Preeminent among them is Washington’s insistence that the United States must sustain the now hallowed model of militarized global leadership even as the relevance of that model diminishes, the resources available to pursue it dwindle, and the prospects of preserving the country’s privileged place in the international order decline. Yet the foreign policy establishment insists there is no conceivable alternative to militarized American leadership — pointing above all to the Russian invasion of Ukraine to make its case.
In 1948, at the outset of the Cold War, George Kennan, as director of policy planning, proposed an approach to measuring the success of U.S. policy that was devoid of ideological fantasies.
Noting that the United States at that moment possessed “about 50% of the world’s wealth but only 6.3% of its population,” he suggested that the task ahead was “to devise a pattern of relationships which will permit us to maintain this position of disparity without positive detriment to our national security.”
Washington urgently needs to follow the advice that Kennan offered in 1948 and that generations of policymakers have ignored: avoid needless war, fulfill the promises in the country’s founding documents, and provide ordinary citizens with the prospect of a decent life. A place to begin is to reconfigure the U.S. military into a force designed to protect the American people rather than to serve as an instrument of global power projection. The United States should require the Defense Department to defend.

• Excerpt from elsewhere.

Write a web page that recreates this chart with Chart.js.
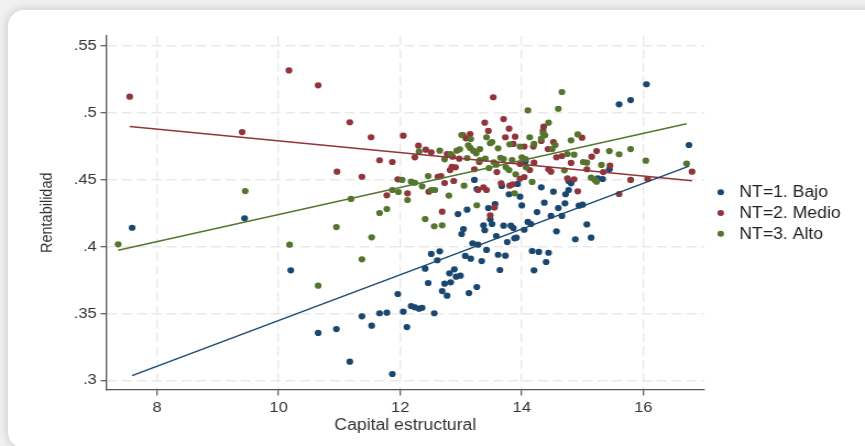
<!DOCTYPE html>
<html>
<head>
<meta charset="utf-8">
<script src="https://cdn.jsdelivr.net/npm/chart.js@4.4.0/dist/chart.umd.min.js"></script>
<style>
  html, body { margin: 0; padding: 0; width: 865px; height: 446px; overflow: hidden; background: #f1f1f1; }
  #card { position: absolute; left: 8px; top: 10px; width: 880px; height: 438px; background: #fff;
          border-radius: 16px; box-shadow: 0 0 9px 2px rgba(0,0,0,0.13); }
  #wrap { position: absolute; left: 0; top: 0; width: 865px; height: 446px; }
  #c { display: block; width: 865px; height: 446px; }
</style>
</head>
<body>
<div id="card"></div>
<div id="wrap"><canvas id="c" width="786" height="446" style="width:865px;height:446px"></canvas></div>
<script>
// Axis ticks
const xTicks = [8, 10, 12, 14, 16];
const xTickLabels = ['8', '10', '12', '14', '16'];
const yTicks = [0.3, 0.35, 0.4, 0.45, 0.5, 0.55];
const yTickLabels = ['.3', '.35', '.4', '.45', '.5', '.55'];

const seriesLabels = ['NT=1. Bajo', 'NT=2. Medio', 'NT=3. Alto'];
const seriesColors = ['#1a476f', '#90353b', '#55752f'];

// Capital estructural (x) and Rentabilidad (y), NT=1. Bajo
const bajoX = [7.59, 9.44, 10.20, 10.65, 10.95, 11.17, 11.37, 11.53, 11.66, 11.78, 11.87, 11.96, 12.05, 12.11, 12.18, 12.24, 12.31, 12.36, 12.41, 12.46,
  12.51, 12.56, 12.61, 12.65, 12.69, 12.73, 12.77, 12.81, 12.83, 12.89, 12.92, 12.95, 12.99, 13.01, 13.04, 13.07, 13.10, 13.13, 13.16, 13.19,
  13.22, 13.26, 13.26, 13.28, 13.34, 13.37, 13.39, 13.42, 13.45, 13.48, 13.51, 13.56, 13.58, 13.61, 13.64, 13.67, 13.70, 13.73, 13.76, 13.79,
  13.82, 13.86, 13.88, 13.91, 13.93, 13.97, 14.00, 14.04, 14.06, 14.10, 14.15, 14.17, 14.20, 14.25, 14.28, 14.32, 14.37, 14.40, 14.44, 14.48,
  14.52, 14.57, 14.60, 14.66, 14.71, 14.72, 14.77, 14.77, 14.81, 14.88, 14.94, 15.00, 15.07, 15.14, 15.23, 15.25, 15.33, 15.44, 15.60, 15.79,
  16.05, 16.75];
const bajoY = [.414, .421, .3822, .3354, .3383, .3139, .3478, .3408, .3501, .3505, .3047, .3645, .3513, .3398, .3555, .3545, .3535, .3542, .3834, .3727,
  .3944, .3501, .3897, .3964, .3667, .3722, .3632, .3799, .3732, .3829, .3774, .4242, .3782, .4093, .4130, .3929, .4275, .3652, .3909, .4024,
  .4497, .3697, .4429, .4013, .3891, .4158, .4121, .3974, .4287, .4203, .4168, .4317, .4078, .3938, .3824, .4452, .4155, .3931, .4033, .4390,
  .4155, .4138, .4061, .4066, .4467, .4372, .4307, .4125, .4634, .4183, .4168, .3966, .3822, .4257, .3959, .4442, .4327, .3884, .3953, .4228,
  .4409, .4113, .4287, .4228, .4322, .4390, .4489, .4422, .4472, .4054, .4305, .4312, .4165, .4066, .4497, .4509, .4504, .4577, .5062, .5094,
  .5212, .4758];

// NT=2. Medio
const medioX = [7.55, 9.40, 10.17, 10.65, 10.96, 11.17, 11.37, 11.52, 11.66, 11.78, 11.87, 11.96, 12.05, 12.12, 12.24, 12.30, 12.42, 12.47, 12.51, 12.62,
  12.67, 12.69, 12.73, 12.77, 12.82, 12.85, 12.86, 12.88, 12.91, 12.97, 13.03, 13.08, 13.15, 13.22, 13.28, 13.30, 13.37, 13.39, 13.42, 13.45,
  13.48, 13.53, 13.55, 13.59, 13.66, 13.70, 13.73, 13.79, 13.80, 13.85, 13.86, 13.89, 13.97, 13.97, 14.04, 14.04, 14.13, 14.19, 14.20, 14.32,
  14.35, 14.36, 14.43, 14.44, 14.48, 14.52, 14.57, 14.66, 14.75, 14.81, 14.86, 14.92, 14.99, 15.07, 15.15, 15.23, 15.34, 15.45, 15.60, 15.79,
  16.07, 16.80];
const medioY = [.5119, .4855, .5315, .5204, .4559, .4928, .4521, .4816, .4644, .4382, .4631, .4502, .4828, .4397, .4666, .4753, .4723, .4409, .4704, .4521,
  .4526, .4260, .4474, .4691, .4571, .4594, .4671, .4489, .4591, .4656, .4833, .4808, .4840, .4577, .4422, .4631, .4442, .4925, .4422, .4863,
  .4233, .5115, .4292, .4556, .4472, .4952, .4816, .4880, .4454, .4464, .4766, .4820, .4616, .4506, .4746, .4519, .4571, .4746, .4626, .4788,
  .4863, .4895, .4728, .4577, .4559, .4780, .4666, .4676, .4509, .4624, .4502, .4412, .4813, .4577, .4671, .4713, .4556, .4604, .4392, .4497,
  .4504, .4559];

// NT=3. Alto
const altoX = [7.36, 9.45, 10.18, 10.65, 10.95, 11.19, 11.37, 11.53, 11.66, 11.78, 11.87, 11.97, 12.03, 12.12, 12.18, 12.24, 12.31, 12.36, 12.41, 12.46,
  12.51, 12.56, 12.57, 12.65, 12.69, 12.73, 12.80, 12.83, 12.93, 12.98, 13.01, 13.05, 13.10, 13.12, 13.15, 13.16, 13.20, 13.25, 13.26, 13.31,
  13.31, 13.40, 13.42, 13.46, 13.48, 13.51, 13.54, 13.58, 13.61, 13.65, 13.70, 13.74, 13.79, 13.80, 13.84, 13.88, 13.90, 13.97, 14.00, 14.06,
  14.07, 14.10, 14.13, 14.17, 14.20, 14.32, 14.35, 14.38, 14.44, 14.50, 14.55, 14.60, 14.66, 14.70, 14.75, 14.81, 14.86, 14.92, 15.01, 15.07,
  15.14, 15.20, 15.23, 15.31, 15.44, 15.60, 15.79, 16.04, 16.71];
const altoY = [.4016, .4414, .4013, .3707, .4145, .4355, .3904, .4068, .4250, .4280, .4422, .4407, .4497, .4347, .4484, .4476, .4708, .4449, .4205, .4526,
  .4422, .4151, .4422, .4716, .4158, .4651, .4380, .4691, .4716, .4726, .4833, .4454, .4661, .4756, .4736, .4803, .4716, .4696, .4308, .4728,
  .4646, .4656, .4816, .4586, .4771, .4780, .4629, .4611, .4733, .4663, .4653, .4591, .4571, .4763, .4646, .4397, .4539, .4746, .4666, .4653,
  .4591, .5017, .4816, .4482, .4766, .4805, .4845, .4831, .4925, .4728, .4758, .5029, .5154, .4569, .4691, .4793, .4686, .4837, .4631, .4626,
  .4514, .4497, .4484, .4609, .4713, .4689, .4728, .4641, .4619];

// Linear fits per group: [x start, x end] and [y start, y end]
const fitBajoX = [7.59, 16.75], fitBajoY = [0.3035, 0.4600];
const fitMedioX = [7.55, 16.80], fitMedioY = [0.4896, 0.4491];
const fitAltoX = [7.36, 16.71], fitAltoY = [0.3972, 0.4917];

const pts = (xs, ys) => xs.map((x, i) => ({ x: x, y: ys[i] }));

const scatterSet = (i, xs, ys, order) => ({
  label: seriesLabels[i], data: pts(xs, ys), order: order, legendIndex: i,
  backgroundColor: seriesColors[i], borderColor: seriesColors[i],
  pointRadius: 3.1, pointHoverRadius: 3.1, pointBorderWidth: 0, showLine: false
});
const fitSet = (i, xs, ys) => ({
  label: seriesLabels[i] + ' fit', data: pts(xs, ys), order: 0,
  borderColor: seriesColors[i], backgroundColor: seriesColors[i],
  showLine: true, pointRadius: 0, borderWidth: 1.4, tension: 0
});

// Legend with round markers at the right of the plot
const sideLegend = {
  id: 'sideLegend',
  afterDraw(chart) {
    const ctx = chart.ctx;
    const items = chart.data.datasets
      .filter(d => d.legendIndex !== undefined)
      .sort((a, b) => a.legendIndex - b.legendIndex);
    ctx.save();
    ctx.font = '16px "Liberation Sans", Arial, sans-serif';
    ctx.textBaseline = 'middle';
    ctx.textAlign = 'left';
    items.forEach((d, k) => {
      const y = 192.3 + k * 20.7;
      ctx.fillStyle = d.backgroundColor;
      ctx.beginPath();
      ctx.arc(654.9, y, 3.0, 0, Math.PI * 2);
      ctx.fill();
      ctx.fillStyle = '#222';
      ctx.fillText(d.label, 671.8, y + 0.5);
    });
    ctx.restore();
  }
};

const axisColor = '#555';
const gridColor = '#e9e9e9';
const fontFamily = '"Liberation Sans", Arial, sans-serif';

new Chart(document.getElementById('c'), {
  type: 'scatter',
  data: {
    datasets: [
      fitSet(0, fitBajoX, fitBajoY),
      fitSet(1, fitMedioX, fitMedioY),
      fitSet(2, fitAltoX, fitAltoY),
      scatterSet(2, altoX, altoY, 1),
      scatterSet(1, medioX, medioY, 2),
      scatterSet(0, bajoX, bajoY, 3)
    ]
  },
  options: {
    responsive: false,
    devicePixelRatio: 1,
    animation: false,
    events: [],
    layout: { padding: { left: 0, right: 146.3, top: 36, bottom: 0 } },
    plugins: { legend: { display: false }, tooltip: { enabled: false } },
    scales: {
      x: {
        type: 'linear', position: 'bottom', min: 7.171, max: 16.997,
        afterBuildTicks: s => { s.ticks = xTicks.map(v => ({ value: v })); },
        afterFit: s => { s.height = 56.5; },
        ticks: {
          autoSkip: false, maxRotation: 0, padding: 3.2, color: '#333',
          font: { family: fontFamily, size: 15 },
          callback: (v, i) => xTickLabels[i]
        },
        grid: { color: gridColor, lineWidth: 1.4, drawTicks: true, tickLength: 6, tickColor: axisColor, tickWidth: 1.2 },
        border: { display: true, color: axisColor, width: 1.3, dash: [9, 4.5] },
        title: {
          display: true, text: 'Capital estructural', color: '#333',
          font: { family: fontFamily, size: 16 },
          padding: { top: 0, bottom: 10.4 }
        }
      },
      y: {
        type: 'linear', position: 'left', min: 0.29313, max: 0.55725,
        afterBuildTicks: s => { s.ticks = yTicks.map(v => ({ value: v })); },
        afterFit: s => { s.width = 96.9; },
        ticks: {
          autoSkip: false, padding: 3.5, color: '#333',
          font: { family: fontFamily, size: 15 },
          callback: (v, i) => yTickLabels[i]
        },
        grid: { color: gridColor, lineWidth: 1.4, drawTicks: true, tickLength: 5.5, tickColor: axisColor, tickWidth: 1.2 },
        border: { display: true, color: axisColor, width: 1.3, dash: [9, 4.5] },
        title: {
          display: true, text: 'Rentabilidad', color: '#333',
          font: { family: fontFamily, size: 14.5 },
          padding: { top: 34.5, bottom: 0 }
        }
      }
    }
  },
  plugins: [sideLegend]
});
</script>
</body>
</html>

What might that look like in practice?
For starters, it would mean taking seriously the obligation, embedded in the Nuclear Nonproliferation Treaty, to eliminate nuclear weapons; closing down various regional military headquarters, with U.S. Central Command first on the chopping block; reducing the size of the U.S. military footprint abroad; prohibiting payments to military contractors for cost overruns; putting a lock on the revolving door that sustains the military-industrial complex; reinvigorating congressional war powers as specified by the U.S. Constitution; and, barring a declaration of war, capping military spending at two percent of GDP — which would still allow the Pentagon to lead the world in military expenditures.
In 1947, in perhaps the most famous essay ever to appear in ‘Foreign Affairs’, Kennan, using the byline “X,” wrote that “to avoid destruction the United States need only measure up to its own best traditions and prove itself worthy of preservation as a great nation.”
Today, those traditions may be in tatters, but Kennan’s counsel has lost none of its salience. The Chimera of another righteous military triumph cannot fix what ails the United States, concludes “The Foreign Affaires”.